Dremio Software (Self-Hosted)
Dremio Software is deployed by the customer in their own cloud environment (typically on Kubernetes). The customer manages the infrastructure; Dremio provides the software. This model gives maximum control over security, networking, and configuration. Dremio Community Edition is a free version of Dremio Software suitable for evaluation and small-scale production deployments.
Dremio and Apache Iceberg
Dremio's deepest technical integration is with Apache Iceberg. Iceberg is Dremio's native table format — not a compatibility layer, but the foundational storage model for the entire platform:
- Full ANSI SQL DML: INSERT, UPDATE, DELETE, MERGE INTO against Iceberg tables
- Time travel: AT SNAPSHOT and AT TIMESTAMP query syntax
- Table rollback: revert to any historical Iceberg snapshot
- Automated table optimization: compaction, Z-ordering, orphan file cleanup
- Schema evolution: ADD COLUMN, DROP COLUMN, RENAME COLUMN via SQL DDL
- Reflections on Iceberg: materialized acceleration stored as Iceberg tables
Dremio's Open Source Contributions
Dremio is one of the largest contributors to the open lakehouse ecosystem. Key open-source contributions include: Project Nessie (Git-like catalog for Iceberg, donated to the open-source community and powering multiple catalog implementations), Apache Polaris (co-developed with Snowflake, now ASF-governed), and Apache Arrow (Dremio engineers are core committers to Arrow, the columnar memory format that powers Dremio's vectorized execution and the Arrow Flight SQL protocol).

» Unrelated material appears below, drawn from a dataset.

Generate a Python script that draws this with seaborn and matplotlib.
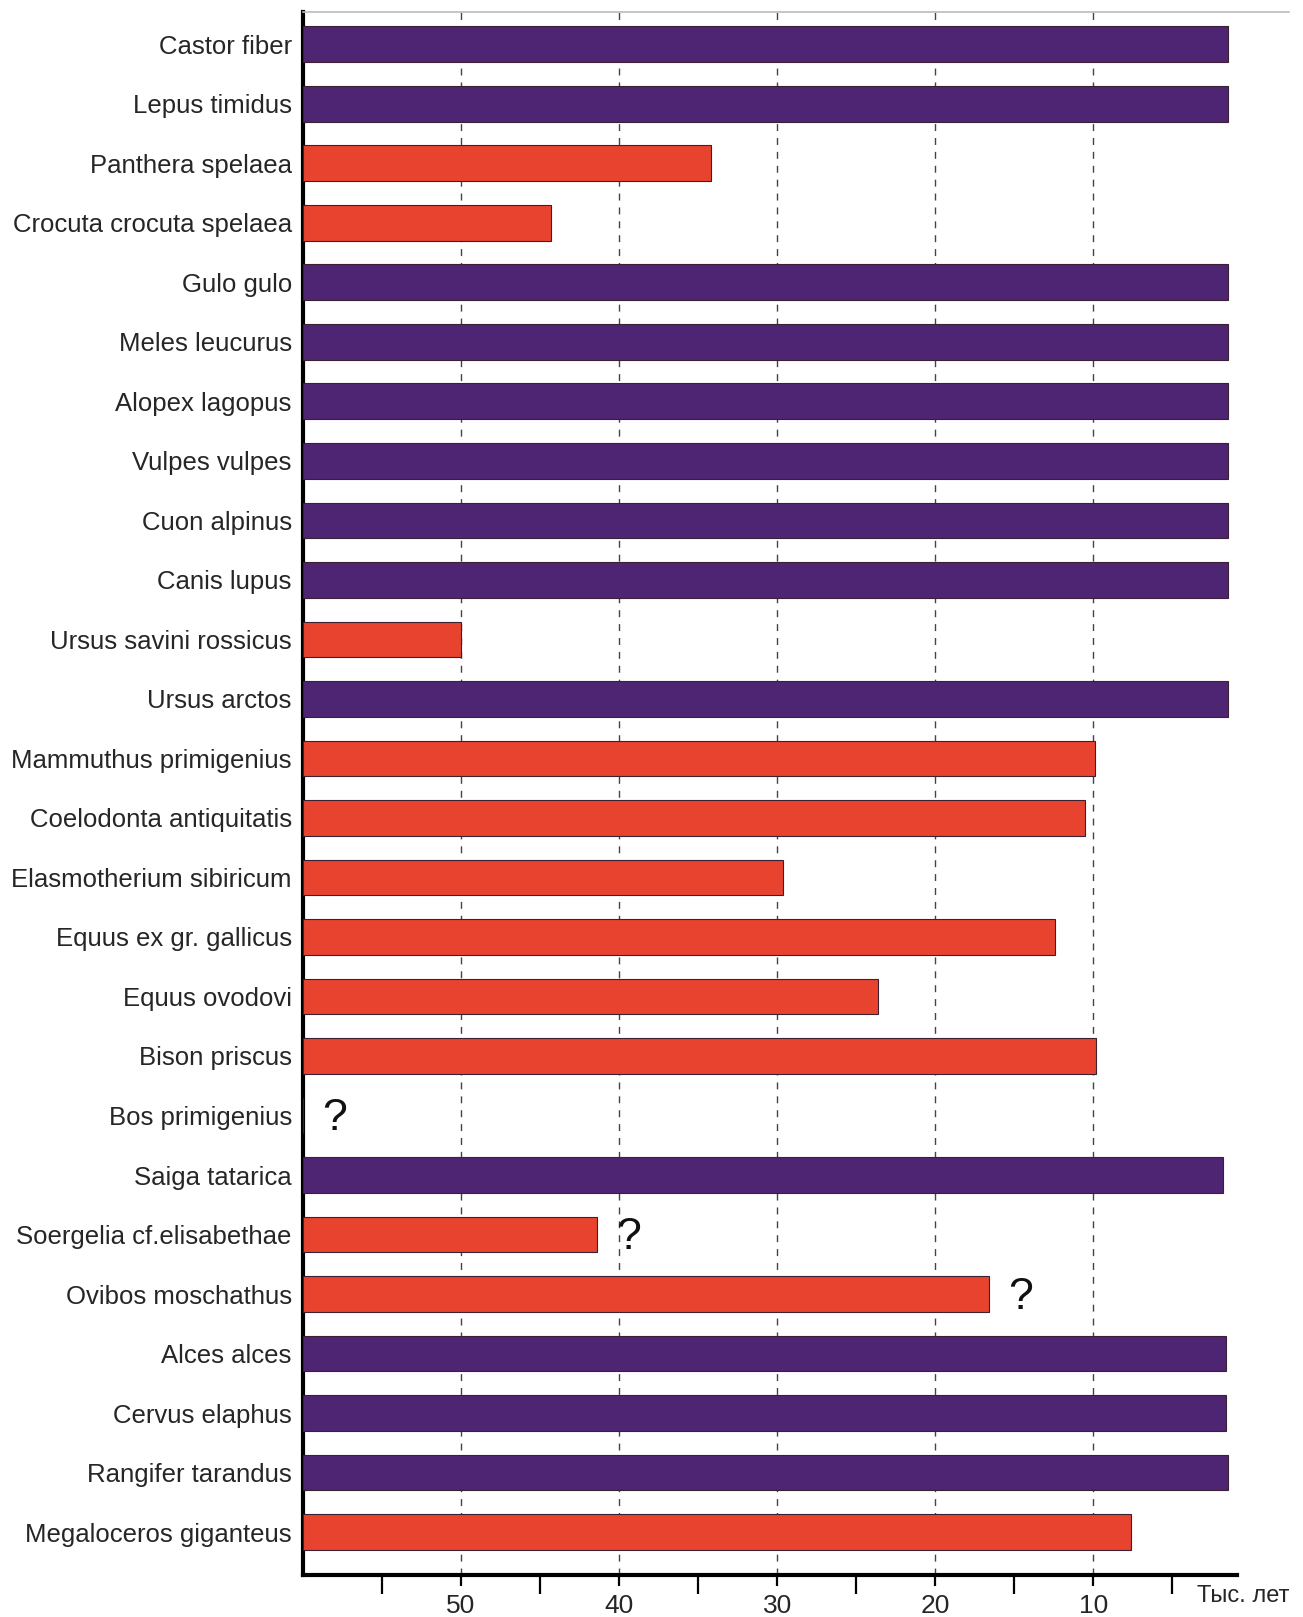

Dremio Connectivity and Integrations
Dremio provides comprehensive connectivity for every type of data consumer:
- BI Tools: ODBC and JDBC drivers for Tableau, Power BI, Looker, MicroStrategy, Qlik, and all standard SQL clients
- Arrow Flight SQL: High-performance binary protocol for Python, R, and application-level data access at 10–100x JDBC throughput
- REST API: SQL job submission and result retrieval for application integration
- dbt adapter: Run dbt models against Dremio's engine, creating Iceberg tables in Dremio's catalog
- MCP Server: Model Context Protocol server for AI agent data discovery and query access
- Federated sources: Connect PostgreSQL, MySQL, MongoDB, Elasticsearch, S3 files, and more as queryable sources alongside Iceberg tables
Summary
Dremio is the most complete open data lakehouse platform available in 2025 — combining a high-performance Iceberg query engine, AI semantic layer, Reflections acceleration, and an open catalog in a single cohesive product. Its commitment to open standards (Apache Iceberg, Apache Arrow, Iceberg REST Catalog) means organizations retain data ownership and engine flexibility while getting enterprise-grade performance and governance. For teams building on the data lakehouse, Dremio is the query engine, semantic layer, and catalog platform that brings it all together.